### SET EXERCISE
Begin at the line that contains "Emit a web page", stop after the line that contains "const categoryTitle = 'Treatment';", and reproduce only that span, unaltered.

### RAW RECORDS

▼▼▼

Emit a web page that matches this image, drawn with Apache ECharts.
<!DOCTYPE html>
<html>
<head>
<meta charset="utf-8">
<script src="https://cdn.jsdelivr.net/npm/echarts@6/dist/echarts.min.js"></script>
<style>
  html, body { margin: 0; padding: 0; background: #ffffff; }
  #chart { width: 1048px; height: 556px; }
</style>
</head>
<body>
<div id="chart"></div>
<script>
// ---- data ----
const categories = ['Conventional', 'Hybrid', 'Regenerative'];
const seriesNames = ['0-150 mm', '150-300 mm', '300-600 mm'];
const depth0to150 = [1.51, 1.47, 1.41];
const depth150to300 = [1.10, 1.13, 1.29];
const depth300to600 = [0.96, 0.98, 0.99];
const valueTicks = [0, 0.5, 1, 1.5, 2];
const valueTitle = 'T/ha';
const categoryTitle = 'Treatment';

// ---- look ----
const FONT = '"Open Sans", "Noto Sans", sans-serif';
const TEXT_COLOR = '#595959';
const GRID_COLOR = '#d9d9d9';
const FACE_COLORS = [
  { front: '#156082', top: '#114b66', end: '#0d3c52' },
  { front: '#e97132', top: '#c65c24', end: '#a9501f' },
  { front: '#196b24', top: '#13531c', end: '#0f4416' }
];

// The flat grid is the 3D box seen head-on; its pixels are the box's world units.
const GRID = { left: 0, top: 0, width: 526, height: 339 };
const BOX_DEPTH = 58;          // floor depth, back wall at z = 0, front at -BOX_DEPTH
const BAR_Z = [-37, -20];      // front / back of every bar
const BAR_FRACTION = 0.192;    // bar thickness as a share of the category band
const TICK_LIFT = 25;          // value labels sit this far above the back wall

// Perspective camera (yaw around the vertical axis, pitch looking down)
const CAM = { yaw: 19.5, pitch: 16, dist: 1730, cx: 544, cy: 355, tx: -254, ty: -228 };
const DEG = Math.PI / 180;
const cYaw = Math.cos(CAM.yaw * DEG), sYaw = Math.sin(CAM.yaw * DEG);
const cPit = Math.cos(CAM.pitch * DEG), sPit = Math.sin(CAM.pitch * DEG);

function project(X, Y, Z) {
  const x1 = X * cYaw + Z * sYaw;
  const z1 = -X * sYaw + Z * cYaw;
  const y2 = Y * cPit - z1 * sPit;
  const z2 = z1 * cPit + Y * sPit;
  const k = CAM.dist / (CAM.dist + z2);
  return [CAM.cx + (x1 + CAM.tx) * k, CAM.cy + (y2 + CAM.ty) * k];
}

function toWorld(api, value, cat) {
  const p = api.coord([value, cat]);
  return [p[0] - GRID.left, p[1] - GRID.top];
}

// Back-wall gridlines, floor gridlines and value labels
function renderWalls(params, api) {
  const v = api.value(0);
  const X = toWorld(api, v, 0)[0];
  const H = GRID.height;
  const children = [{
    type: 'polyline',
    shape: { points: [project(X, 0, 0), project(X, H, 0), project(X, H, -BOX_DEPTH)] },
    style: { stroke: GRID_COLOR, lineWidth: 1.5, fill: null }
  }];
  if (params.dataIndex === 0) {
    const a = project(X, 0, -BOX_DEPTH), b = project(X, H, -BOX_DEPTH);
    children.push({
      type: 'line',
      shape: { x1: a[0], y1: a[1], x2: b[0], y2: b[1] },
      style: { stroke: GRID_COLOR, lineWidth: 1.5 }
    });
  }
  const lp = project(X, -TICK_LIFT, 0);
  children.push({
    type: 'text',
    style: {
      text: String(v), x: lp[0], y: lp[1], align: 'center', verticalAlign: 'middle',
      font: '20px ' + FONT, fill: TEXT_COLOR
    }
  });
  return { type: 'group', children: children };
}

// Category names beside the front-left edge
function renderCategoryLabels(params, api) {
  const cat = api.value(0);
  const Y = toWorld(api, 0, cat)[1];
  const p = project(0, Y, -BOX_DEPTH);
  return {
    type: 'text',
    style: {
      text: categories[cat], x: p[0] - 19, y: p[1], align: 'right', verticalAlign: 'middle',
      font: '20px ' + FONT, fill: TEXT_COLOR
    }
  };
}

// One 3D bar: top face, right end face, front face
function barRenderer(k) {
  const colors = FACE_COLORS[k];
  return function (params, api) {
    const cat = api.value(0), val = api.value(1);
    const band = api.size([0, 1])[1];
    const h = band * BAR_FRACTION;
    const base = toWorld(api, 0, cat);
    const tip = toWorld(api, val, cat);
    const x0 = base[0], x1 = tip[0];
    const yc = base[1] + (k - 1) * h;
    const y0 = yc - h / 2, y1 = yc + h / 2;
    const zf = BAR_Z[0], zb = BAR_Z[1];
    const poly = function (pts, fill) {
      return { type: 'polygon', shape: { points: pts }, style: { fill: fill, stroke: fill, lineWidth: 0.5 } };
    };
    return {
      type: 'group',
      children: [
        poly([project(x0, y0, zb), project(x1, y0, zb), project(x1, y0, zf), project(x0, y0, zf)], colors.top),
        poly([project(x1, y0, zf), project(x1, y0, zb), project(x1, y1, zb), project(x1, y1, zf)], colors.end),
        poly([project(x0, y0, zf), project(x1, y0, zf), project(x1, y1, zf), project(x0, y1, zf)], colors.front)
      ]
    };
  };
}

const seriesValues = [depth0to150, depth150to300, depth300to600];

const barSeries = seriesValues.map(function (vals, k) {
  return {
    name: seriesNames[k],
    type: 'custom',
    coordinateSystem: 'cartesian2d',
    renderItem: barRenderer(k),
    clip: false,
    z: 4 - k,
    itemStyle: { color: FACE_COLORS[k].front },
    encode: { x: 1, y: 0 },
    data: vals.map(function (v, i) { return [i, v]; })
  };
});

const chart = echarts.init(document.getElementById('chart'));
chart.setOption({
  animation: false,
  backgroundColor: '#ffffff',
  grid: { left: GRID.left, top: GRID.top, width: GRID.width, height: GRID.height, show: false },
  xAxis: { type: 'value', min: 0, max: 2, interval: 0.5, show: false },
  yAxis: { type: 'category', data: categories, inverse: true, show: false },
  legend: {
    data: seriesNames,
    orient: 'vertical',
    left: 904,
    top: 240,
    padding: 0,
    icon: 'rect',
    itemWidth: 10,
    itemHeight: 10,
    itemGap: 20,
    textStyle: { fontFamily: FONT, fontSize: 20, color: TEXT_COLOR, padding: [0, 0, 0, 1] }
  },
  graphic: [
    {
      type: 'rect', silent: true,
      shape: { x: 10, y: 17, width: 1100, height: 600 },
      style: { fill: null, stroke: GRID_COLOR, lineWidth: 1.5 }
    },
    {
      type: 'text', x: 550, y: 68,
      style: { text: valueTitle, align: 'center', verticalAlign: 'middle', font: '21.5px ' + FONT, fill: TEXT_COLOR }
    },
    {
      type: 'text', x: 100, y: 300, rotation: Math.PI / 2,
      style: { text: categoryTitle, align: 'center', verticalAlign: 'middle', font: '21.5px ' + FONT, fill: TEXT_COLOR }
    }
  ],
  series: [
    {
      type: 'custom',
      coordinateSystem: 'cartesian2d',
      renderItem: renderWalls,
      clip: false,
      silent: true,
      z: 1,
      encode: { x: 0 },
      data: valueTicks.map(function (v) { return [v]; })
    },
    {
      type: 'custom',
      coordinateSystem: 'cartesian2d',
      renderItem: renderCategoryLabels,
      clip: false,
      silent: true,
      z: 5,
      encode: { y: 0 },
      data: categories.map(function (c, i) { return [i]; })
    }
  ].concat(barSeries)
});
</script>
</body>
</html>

▲▲▲
▼▼▼

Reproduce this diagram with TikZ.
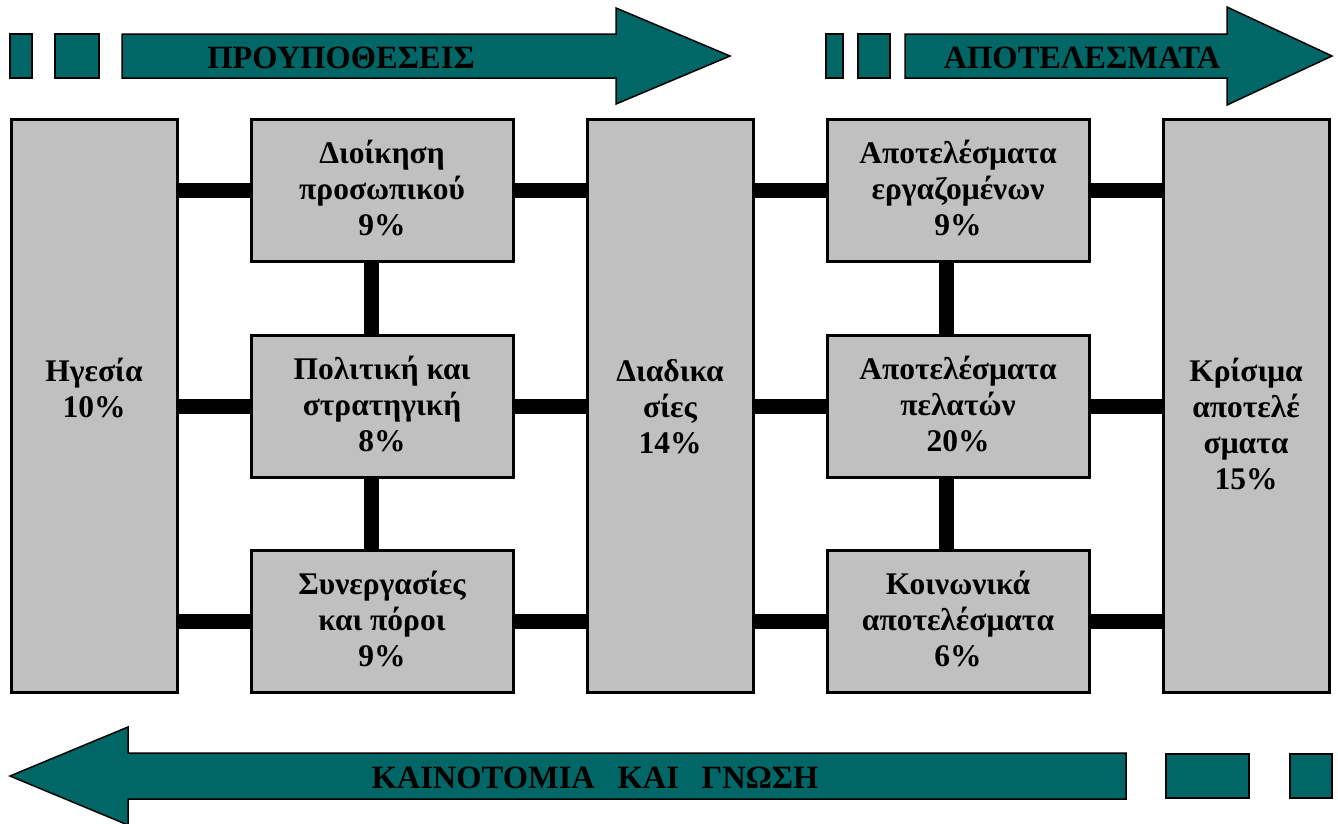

▲▲▲

### THE COMPLETED TASK
Emit a web page that matches this image, drawn with Apache ECharts.
<!DOCTYPE html>
<html>
<head>
<meta charset="utf-8">
<script src="https://cdn.jsdelivr.net/npm/echarts@6/dist/echarts.min.js"></script>
<style>
  html, body { margin: 0; padding: 0; background: #ffffff; }
  #chart { width: 1048px; height: 556px; }
</style>
</head>
<body>
<div id="chart"></div>
<script>
// ---- data ----
const categories = ['Conventional', 'Hybrid', 'Regenerative'];
const seriesNames = ['0-150 mm', '150-300 mm', '300-600 mm'];
const depth0to150 = [1.51, 1.47, 1.41];
const depth150to300 = [1.10, 1.13, 1.29];
const depth300to600 = [0.96, 0.98, 0.99];
const valueTicks = [0, 0.5, 1, 1.5, 2];
const valueTitle = 'T/ha';
const categoryTitle = 'Treatment';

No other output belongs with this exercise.